EXERCISE REQUIREMENTS:
Quote all entries exactly, leaving pictures aside.

DATASET EXCERPTS:
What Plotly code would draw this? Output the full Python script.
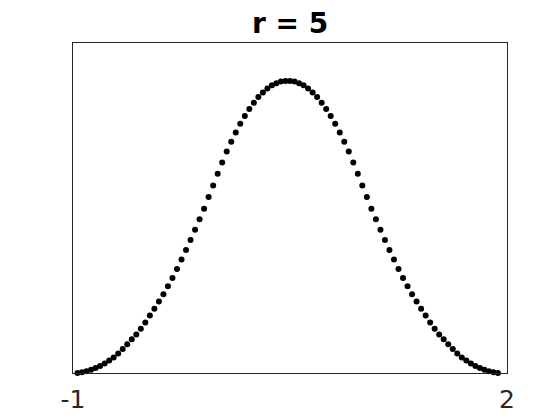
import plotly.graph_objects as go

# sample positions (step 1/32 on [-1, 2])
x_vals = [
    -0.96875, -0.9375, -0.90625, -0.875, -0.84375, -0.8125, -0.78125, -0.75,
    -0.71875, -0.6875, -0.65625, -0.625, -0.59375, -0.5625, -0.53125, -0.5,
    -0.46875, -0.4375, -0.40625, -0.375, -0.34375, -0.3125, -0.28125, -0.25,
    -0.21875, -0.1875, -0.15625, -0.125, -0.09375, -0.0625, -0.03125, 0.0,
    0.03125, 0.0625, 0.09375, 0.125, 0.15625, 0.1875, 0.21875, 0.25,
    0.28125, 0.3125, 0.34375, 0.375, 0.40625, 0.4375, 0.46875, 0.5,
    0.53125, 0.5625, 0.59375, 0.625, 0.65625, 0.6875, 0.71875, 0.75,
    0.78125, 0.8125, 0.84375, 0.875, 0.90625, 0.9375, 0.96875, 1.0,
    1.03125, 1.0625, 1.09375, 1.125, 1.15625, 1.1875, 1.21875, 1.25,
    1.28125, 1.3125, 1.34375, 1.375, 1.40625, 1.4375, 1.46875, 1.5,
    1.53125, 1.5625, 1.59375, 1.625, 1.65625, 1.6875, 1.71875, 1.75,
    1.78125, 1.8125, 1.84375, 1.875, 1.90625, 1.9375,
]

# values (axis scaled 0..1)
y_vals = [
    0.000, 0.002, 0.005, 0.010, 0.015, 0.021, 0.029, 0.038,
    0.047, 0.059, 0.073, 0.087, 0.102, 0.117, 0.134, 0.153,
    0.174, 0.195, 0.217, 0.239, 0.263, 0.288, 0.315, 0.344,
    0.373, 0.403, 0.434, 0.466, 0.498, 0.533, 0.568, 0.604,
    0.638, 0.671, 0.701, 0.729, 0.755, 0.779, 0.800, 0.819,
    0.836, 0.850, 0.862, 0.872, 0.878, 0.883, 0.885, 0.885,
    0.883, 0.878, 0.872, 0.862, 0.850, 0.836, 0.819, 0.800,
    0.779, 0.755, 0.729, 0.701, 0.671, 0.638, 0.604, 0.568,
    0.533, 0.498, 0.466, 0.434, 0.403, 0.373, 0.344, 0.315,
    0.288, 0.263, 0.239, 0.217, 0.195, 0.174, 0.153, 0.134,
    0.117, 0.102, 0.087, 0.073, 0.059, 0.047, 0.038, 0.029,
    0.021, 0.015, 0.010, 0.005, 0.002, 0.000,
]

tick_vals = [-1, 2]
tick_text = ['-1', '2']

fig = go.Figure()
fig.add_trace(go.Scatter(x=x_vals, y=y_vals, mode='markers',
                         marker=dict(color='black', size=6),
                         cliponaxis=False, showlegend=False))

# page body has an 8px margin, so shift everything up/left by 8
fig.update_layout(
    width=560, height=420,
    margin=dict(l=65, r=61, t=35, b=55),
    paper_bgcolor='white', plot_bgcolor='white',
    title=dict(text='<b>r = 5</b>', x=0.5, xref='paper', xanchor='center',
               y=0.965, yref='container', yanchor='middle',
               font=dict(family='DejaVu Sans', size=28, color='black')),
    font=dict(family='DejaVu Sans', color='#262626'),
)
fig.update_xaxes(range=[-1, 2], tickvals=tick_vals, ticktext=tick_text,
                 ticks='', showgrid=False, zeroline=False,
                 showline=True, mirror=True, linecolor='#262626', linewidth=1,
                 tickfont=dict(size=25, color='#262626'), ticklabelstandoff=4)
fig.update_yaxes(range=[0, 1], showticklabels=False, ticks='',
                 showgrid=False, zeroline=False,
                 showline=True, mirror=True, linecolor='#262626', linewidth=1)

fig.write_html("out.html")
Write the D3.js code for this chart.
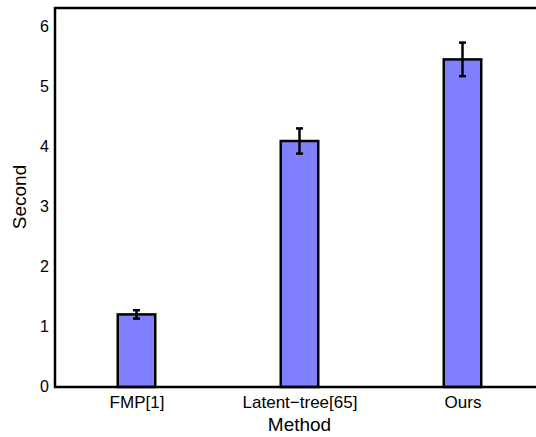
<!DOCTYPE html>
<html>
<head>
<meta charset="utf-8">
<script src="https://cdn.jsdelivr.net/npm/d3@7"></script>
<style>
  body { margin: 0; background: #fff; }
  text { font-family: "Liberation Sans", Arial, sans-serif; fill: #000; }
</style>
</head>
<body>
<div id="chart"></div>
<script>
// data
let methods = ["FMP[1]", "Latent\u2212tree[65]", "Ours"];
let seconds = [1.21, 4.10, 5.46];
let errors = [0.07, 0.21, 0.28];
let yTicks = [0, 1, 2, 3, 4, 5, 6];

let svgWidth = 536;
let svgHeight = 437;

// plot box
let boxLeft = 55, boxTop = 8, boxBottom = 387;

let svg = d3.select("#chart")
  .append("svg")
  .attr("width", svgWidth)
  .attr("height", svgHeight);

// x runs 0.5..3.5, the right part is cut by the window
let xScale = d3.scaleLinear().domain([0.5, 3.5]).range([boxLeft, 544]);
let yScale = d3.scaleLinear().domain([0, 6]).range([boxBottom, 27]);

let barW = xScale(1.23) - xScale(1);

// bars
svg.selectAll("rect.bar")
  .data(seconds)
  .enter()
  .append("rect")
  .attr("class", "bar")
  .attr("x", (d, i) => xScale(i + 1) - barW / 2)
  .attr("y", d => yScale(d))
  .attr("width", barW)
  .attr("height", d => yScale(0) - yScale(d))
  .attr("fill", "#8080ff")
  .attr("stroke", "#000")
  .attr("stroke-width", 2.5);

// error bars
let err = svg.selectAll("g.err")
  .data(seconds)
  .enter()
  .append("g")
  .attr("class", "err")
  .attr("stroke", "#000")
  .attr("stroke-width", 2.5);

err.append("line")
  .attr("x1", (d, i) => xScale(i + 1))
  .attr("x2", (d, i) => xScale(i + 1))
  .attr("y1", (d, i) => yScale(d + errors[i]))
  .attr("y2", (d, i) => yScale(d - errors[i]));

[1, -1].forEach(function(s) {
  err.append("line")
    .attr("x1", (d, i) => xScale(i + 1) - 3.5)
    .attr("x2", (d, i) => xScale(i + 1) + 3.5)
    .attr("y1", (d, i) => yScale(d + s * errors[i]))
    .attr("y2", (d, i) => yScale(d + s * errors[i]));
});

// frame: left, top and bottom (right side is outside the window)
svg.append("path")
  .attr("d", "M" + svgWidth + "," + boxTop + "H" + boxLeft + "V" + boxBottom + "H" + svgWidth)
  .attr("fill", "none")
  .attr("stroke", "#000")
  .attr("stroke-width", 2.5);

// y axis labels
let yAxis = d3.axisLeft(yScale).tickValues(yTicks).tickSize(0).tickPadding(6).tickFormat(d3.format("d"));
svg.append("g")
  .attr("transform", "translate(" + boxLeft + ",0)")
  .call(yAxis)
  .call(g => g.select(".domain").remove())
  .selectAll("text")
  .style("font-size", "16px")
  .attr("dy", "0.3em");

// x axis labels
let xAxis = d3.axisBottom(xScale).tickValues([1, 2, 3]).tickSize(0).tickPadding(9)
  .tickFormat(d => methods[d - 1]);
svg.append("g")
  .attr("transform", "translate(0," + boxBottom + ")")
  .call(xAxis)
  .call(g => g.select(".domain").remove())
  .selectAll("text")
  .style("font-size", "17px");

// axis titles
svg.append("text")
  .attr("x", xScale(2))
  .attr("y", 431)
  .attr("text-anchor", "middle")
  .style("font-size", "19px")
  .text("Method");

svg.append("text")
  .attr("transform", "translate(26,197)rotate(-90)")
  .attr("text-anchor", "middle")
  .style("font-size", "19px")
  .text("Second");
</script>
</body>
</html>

FULL OUTPUT:
What Plotly code would draw this? Output the full Python script.
import plotly.graph_objects as go

# sample positions (step 1/32 on [-1, 2])
x_vals = [
    -0.96875, -0.9375, -0.90625, -0.875, -0.84375, -0.8125, -0.78125, -0.75,
    -0.71875, -0.6875, -0.65625, -0.625, -0.59375, -0.5625, -0.53125, -0.5,
    -0.46875, -0.4375, -0.40625, -0.375, -0.34375, -0.3125, -0.28125, -0.25,
    -0.21875, -0.1875, -0.15625, -0.125, -0.09375, -0.0625, -0.03125, 0.0,
    0.03125, 0.0625, 0.09375, 0.125, 0.15625, 0.1875, 0.21875, 0.25,
    0.28125, 0.3125, 0.34375, 0.375, 0.40625, 0.4375, 0.46875, 0.5,
    0.53125, 0.5625, 0.59375, 0.625, 0.65625, 0.6875, 0.71875, 0.75,
    0.78125, 0.8125, 0.84375, 0.875, 0.90625, 0.9375, 0.96875, 1.0,
    1.03125, 1.0625, 1.09375, 1.125, 1.15625, 1.1875, 1.21875, 1.25,
    1.28125, 1.3125, 1.34375, 1.375, 1.40625, 1.4375, 1.46875, 1.5,
    1.53125, 1.5625, 1.59375, 1.625, 1.65625, 1.6875, 1.71875, 1.75,
    1.78125, 1.8125, 1.84375, 1.875, 1.90625, 1.9375,
]

# values (axis scaled 0..1)
y_vals = [
    0.000, 0.002, 0.005, 0.010, 0.015, 0.021, 0.029, 0.038,
    0.047, 0.059, 0.073, 0.087, 0.102, 0.117, 0.134, 0.153,
    0.174, 0.195, 0.217, 0.239, 0.263, 0.288, 0.315, 0.344,
    0.373, 0.403, 0.434, 0.466, 0.498, 0.533, 0.568, 0.604,
    0.638, 0.671, 0.701, 0.729, 0.755, 0.779, 0.800, 0.819,
    0.836, 0.850, 0.862, 0.872, 0.878, 0.883, 0.885, 0.885,
    0.883, 0.878, 0.872, 0.862, 0.850, 0.836, 0.819, 0.800,
    0.779, 0.755, 0.729, 0.701, 0.671, 0.638, 0.604, 0.568,
    0.533, 0.498, 0.466, 0.434, 0.403, 0.373, 0.344, 0.315,
    0.288, 0.263, 0.239, 0.217, 0.195, 0.174, 0.153, 0.134,
    0.117, 0.102, 0.087, 0.073, 0.059, 0.047, 0.038, 0.029,
    0.021, 0.015, 0.010, 0.005, 0.002, 0.000,
]

tick_vals = [-1, 2]
tick_text = ['-1', '2']

fig = go.Figure()
fig.add_trace(go.Scatter(x=x_vals, y=y_vals, mode='markers',
                         marker=dict(color='black', size=6),
                         cliponaxis=False, showlegend=False))

# page body has an 8px margin, so shift everything up/left by 8
fig.update_layout(
    width=560, height=420,
    margin=dict(l=65, r=61, t=35, b=55),
    paper_bgcolor='white', plot_bgcolor='white',
    title=dict(text='<b>r = 5</b>', x=0.5, xref='paper', xanchor='center',
               y=0.965, yref='container', yanchor='middle',
               font=dict(family='DejaVu Sans', size=28, color='black')),
    font=dict(family='DejaVu Sans', color='#262626'),
)
fig.update_xaxes(range=[-1, 2], tickvals=tick_vals, ticktext=tick_text,
                 ticks='', showgrid=False, zeroline=False,
                 showline=True, mirror=True, linecolor='#262626', linewidth=1,
                 tickfont=dict(size=25, color='#262626'), ticklabelstandoff=4)
fig.update_yaxes(range=[0, 1], showticklabels=False, ticks='',
                 showgrid=False, zeroline=False,
                 showline=True, mirror=True, linecolor='#262626', linewidth=1)

fig.write_html("out.html")
Write the D3.js code for this chart.
<!DOCTYPE html>
<html>
<head>
<meta charset="utf-8">
<script src="https://cdn.jsdelivr.net/npm/d3@7"></script>
<style>
  body { margin: 0; background: #fff; }
  text { font-family: "Liberation Sans", Arial, sans-serif; fill: #000; }
</style>
</head>
<body>
<div id="chart"></div>
<script>
// data
let methods = ["FMP[1]", "Latent\u2212tree[65]", "Ours"];
let seconds = [1.21, 4.10, 5.46];
let errors = [0.07, 0.21, 0.28];
let yTicks = [0, 1, 2, 3, 4, 5, 6];

let svgWidth = 536;
let svgHeight = 437;

// plot box
let boxLeft = 55, boxTop = 8, boxBottom = 387;

let svg = d3.select("#chart")
  .append("svg")
  .attr("width", svgWidth)
  .attr("height", svgHeight);

// x runs 0.5..3.5, the right part is cut by the window
let xScale = d3.scaleLinear().domain([0.5, 3.5]).range([boxLeft, 544]);
let yScale = d3.scaleLinear().domain([0, 6]).range([boxBottom, 27]);

let barW = xScale(1.23) - xScale(1);

// bars
svg.selectAll("rect.bar")
  .data(seconds)
  .enter()
  .append("rect")
  .attr("class", "bar")
  .attr("x", (d, i) => xScale(i + 1) - barW / 2)
  .attr("y", d => yScale(d))
  .attr("width", barW)
  .attr("height", d => yScale(0) - yScale(d))
  .attr("fill", "#8080ff")
  .attr("stroke", "#000")
  .attr("stroke-width", 2.5);

// error bars
let err = svg.selectAll("g.err")
  .data(seconds)
  .enter()
  .append("g")
  .attr("class", "err")
  .attr("stroke", "#000")
  .attr("stroke-width", 2.5);

err.append("line")
  .attr("x1", (d, i) => xScale(i + 1))
  .attr("x2", (d, i) => xScale(i + 1))
  .attr("y1", (d, i) => yScale(d + errors[i]))
  .attr("y2", (d, i) => yScale(d - errors[i]));

[1, -1].forEach(function(s) {
  err.append("line")
    .attr("x1", (d, i) => xScale(i + 1) - 3.5)
    .attr("x2", (d, i) => xScale(i + 1) + 3.5)
    .attr("y1", (d, i) => yScale(d + s * errors[i]))
    .attr("y2", (d, i) => yScale(d + s * errors[i]));
});

// frame: left, top and bottom (right side is outside the window)
svg.append("path")
  .attr("d", "M" + svgWidth + "," + boxTop + "H" + boxLeft + "V" + boxBottom + "H" + svgWidth)
  .attr("fill", "none")
  .attr("stroke", "#000")
  .attr("stroke-width", 2.5);

// y axis labels
let yAxis = d3.axisLeft(yScale).tickValues(yTicks).tickSize(0).tickPadding(6).tickFormat(d3.format("d"));
svg.append("g")
  .attr("transform", "translate(" + boxLeft + ",0)")
  .call(yAxis)
  .call(g => g.select(".domain").remove())
  .selectAll("text")
  .style("font-size", "16px")
  .attr("dy", "0.3em");

// x axis labels
let xAxis = d3.axisBottom(xScale).tickValues([1, 2, 3]).tickSize(0).tickPadding(9)
  .tickFormat(d => methods[d - 1]);
svg.append("g")
  .attr("transform", "translate(0," + boxBottom + ")")
  .call(xAxis)
  .call(g => g.select(".domain").remove())
  .selectAll("text")
  .style("font-size", "17px");

// axis titles
svg.append("text")
  .attr("x", xScale(2))
  .attr("y", 431)
  .attr("text-anchor", "middle")
  .style("font-size", "19px")
  .text("Method");

svg.append("text")
  .attr("transform", "translate(26,197)rotate(-90)")
  .attr("text-anchor", "middle")
  .style("font-size", "19px")
  .text("Second");
</script>
</body>
</html>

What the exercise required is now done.